On Joy
“A lot of people seem to feel that joy is only the most intense version of pleasure, arrived at by the same road — you simply have to go a little further down the track. That has not been my experience… The thing that no one ever tells you about joy is that it has very little real pleasure in it. And yet if it hadn’t happened at all, at least once, how would we live? …
The writer Julian Barnes, considering mourning, once said, ‘It hurts as much as it is worth.’ … What an arrangement. Why would anyone accept such a crazy deal? Surely if we were sane and reasonable we would every time choose a pleasure over a joy… The end of a pleasure brings no great harm to anyone, after all, and can always be replaced with another of more or less equal worth.”
– Joy, by Zadie Smith
What is the distinction between pleasure and joy? Something that stands out to me now is the possibility that pleasures may age into joy. Memories of sitting with 爺爺 on his rocking chair, or watching teledramas with 阿媽, may have in the moment been indistinguishable from any other pleasure. Only in retrospect do I realize they have crystallized into some of the joys of my life.
Joy, it seems, is something much bigger—joys are those in life we live for. Kira became a joy of our family’s life, even if she wasn’t always a pleasure, and watching her suffer was painful. She was my mom’s mortal-enemy-turned-constant-companion. She was my dad’s eager audience for his penchant to spoil people with food. She accompanied Stephanie’s coming of age. During the first COVID lockdown year when Wanwan and I took care of Kira, some of the shining moments were being beckoned by Kira every day to open the backdoor so she could bask in the sunlight and sniff out what other animals had scuttled through our yard in the past day.

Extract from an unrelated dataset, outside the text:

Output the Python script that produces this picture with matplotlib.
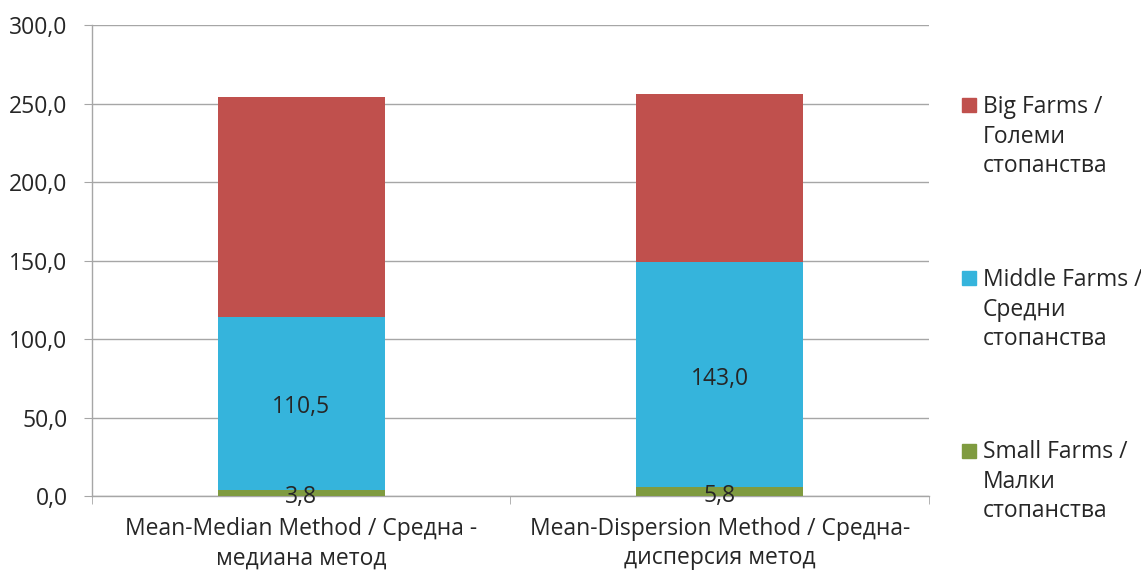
import matplotlib.pyplot as plt
from matplotlib.patches import Rectangle
from matplotlib.ticker import FuncFormatter, FixedLocator
import numpy as np

plt.rcParams["font.family"] = ["Open Sans", "DejaVu Sans"]

# chart data
categories = ["Mean-Median Method / Средна -\nмедиана метод",
              "Mean-Dispersion Method / Средна-\nдисперсия метод"]
small_farms = [3.8, 5.8]
middle_farms = [110.5, 143.0]
big_farms = [139.8, 107.3]
series_names = ["Small Farms /\nМалки\nстопанства",
                "Middle Farms /\nСредни\nстопанства",
                "Big Farms /\nГолеми\nстопанства"]
colors = ["#7F9B3F", "#35B4DC", "#C0504D"]

textColor = "#262626"
gridColor = "#A6A6A6"
fontSize = 16.5

fig = plt.figure(figsize=(11.41, 5.70), dpi=100)
ax = fig.add_axes([0.0806, 0.1298, 0.7336, 0.8262])

x = np.arange(len(categories))
width = 0.4
bottom = np.zeros(len(categories))
fmt = lambda v: "{:.1f}".format(v).replace(".", ",")
for i, (vals, col) in enumerate(zip([small_farms, middle_farms, big_farms], colors)):
    ax.bar(x, vals, width, bottom=bottom, color=col, edgecolor="none", zorder=3)
    # value labels only for small and middle farms
    if i < 2:
        for xi, b0, v in zip(x, bottom, vals):
            ax.annotate(fmt(v), xy=(xi, b0 + v / 2), xytext=(0, -3),
                        textcoords="offset points", ha="center", va="center",
                        fontsize=fontSize, color=textColor, zorder=4)
    bottom = bottom + np.array(vals)

ax.set_xlim(-0.5, 1.5)
ax.set_ylim(0, 300)
ax.set_yticks(np.arange(0, 301, 50))
ax.yaxis.set_major_formatter(FuncFormatter(lambda v, p: fmt(v)))
ax.yaxis.grid(True, color=gridColor, linewidth=1, zorder=0)

ax.set_xticks(x)
ax.set_xticklabels(categories, fontsize=fontSize, color=textColor, linespacing=1.3)
ax.tick_params(axis="x", which="major", length=0, pad=15)
ax.xaxis.set_minor_locator(FixedLocator([-0.5, 0.5, 1.5]))
ax.tick_params(axis="x", which="minor", length=6, color=gridColor, direction="out")
ax.tick_params(axis="y", length=6, color=gridColor, labelsize=fontSize,
               labelcolor=textColor, pad=11.5)

for s in ["top", "right"]:
    ax.spines[s].set_visible(False)
for s in ["left", "bottom"]:
    ax.spines[s].set_color(gridColor)
    ax.spines[s].set_linewidth(1)

# legend on the right, big farms on top
markerBottom = [0.8035, 0.500, 0.1965]
textTop = [0.8325, 0.529, 0.2272]
for name, col, mb, tt in zip(series_names[::-1], colors[::-1], markerBottom, textTop):
    fig.add_artist(Rectangle((0.8431, mb), 0.0123, 0.0246,
                             transform=fig.transFigure, color=col))
    fig.text(0.8615, tt, name, fontsize=fontSize, color=textColor,
             va="top", ha="left", linespacing=1.3)

fig.savefig("out.png", dpi=100)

As Kira criss crossed across the yard every day, was she feeling pleasure or joy? Zadie Smith the cynic, with loss on her mind, wrote that “dogs and cats sensibly choose pleasure over joy,” as if pleasure is a purer, simpler experience more fitting of sane individuals. Smith herself wrote that she has only known joy 5 times in her life, perhaps six, … “and each time tried to forget it soon after it happened, out of the fear that the memory of it would dement and destroy everything else.” She isn’t sure how much more joy she could bear in her life.
I am not so sure about her premise. In the moments when I see Kira so completely in the moment, I let myself wonder: what if every pleasure Kira and other pets feel actually is joy? A thorough joy worth living for? Part of the joy of spoiling pets is this feeling in the back of my mind that what might be a mere pleasure (if at all) for me could be (or become) pure joy for them. In those moments of giving, I live for a gravity-less moment where joy might be possible without the fall.
But I understand Zadie Smith’s anxiety about joy. Joy so full and worthwhile that one is afraid of being left empty when the joy passes. Joy so thorough that one is not sure when they’ll experience it again.1 Perhaps this is lived the reality that most of us live in, that joy eventually hurts as much as it is worth. And in this odd way, I can’t bring myself to let go of the pain either, for it feels like that would extinguish the joy that has been. Like the sun, one can only take quick passing glances at joy, lest the pain of its radiance immolate us. But joy goes on basking us in warmth and powering everything we do.2
For some this may mean peace – no more reason to search. For others this can be haunting – nothing to look forward to anymore. Oh how the same situation can be experienced in such different ways!
Reminder to self: there are also a lot of interesting lines of thought on the relation of joy to Buddhism, and joy in general (the latter, covered by Matthew Kuhn, e.g. joy as intentional and motivating).